Each of these types inside Org has an iterator defined which will return all of its children.
Leaf nodes of this tree are detected by applicable(iterate, el).

The stack state variable is basically the current “path” in the tree, which allows for the DFS-like procedure to be iterated.

When a node can be descended into, it is appended to the stack. At each step, we return the node.
When a leaf node is reached, we move “up” the tree, and so remove the last item of stack.

This procedure is repeated until stack is empty.

For timing the Iterators.filter call, I just used @time since it takes 1.2s.
For timing the applicable(iterate, el) I picked some el from the tree and ran @benchmark applicable(iterate, $el).

I hope that helps make it clearer what I’m trying to do here.

I don’t know anything about applicable, but is it maybe possible to replace with el isa something?

Have you tried @code_warntype? Is the iterator allocating a lot?

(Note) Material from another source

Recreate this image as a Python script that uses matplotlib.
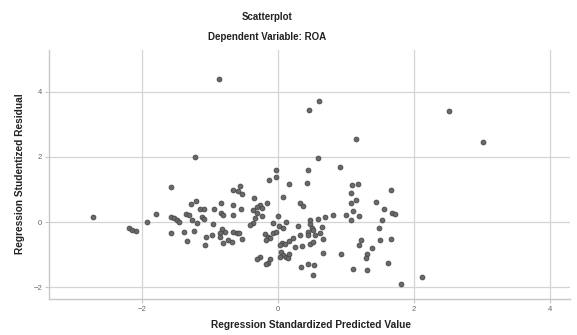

I just had a look with @code_warntype, but I’m not really sure what to make of it. I can’t replace applicable with el isa because it varies based on the ~30 odd types I’m looking at.

I think I may have found a large part of the performance issue though. Testing applicable with both methods that are and aren’t applicable, it seems that calling applicable takes ages when the result is false. I’m rather astounded by the difference actually.

Above: applicable(iterate, .) -> false. Below: applicable(iterate, .) -> true.

So, I’m thinking that maybe it would be worth defining a function terminal(T) which shadows the result of !applicable(iterate, T), but is hardcoded.

Just doing a quick test, this looks like it could be an effective approach:

I’ll try this in the next few days, and update this thread.

Ok, defining terminal(el)::Bool has resulted in a ~8x speedup. 1.2s → 0.17s. This is a lot better.

It’s a pity that this still takes longer than creating the entire parsetree from scratch (0.15s).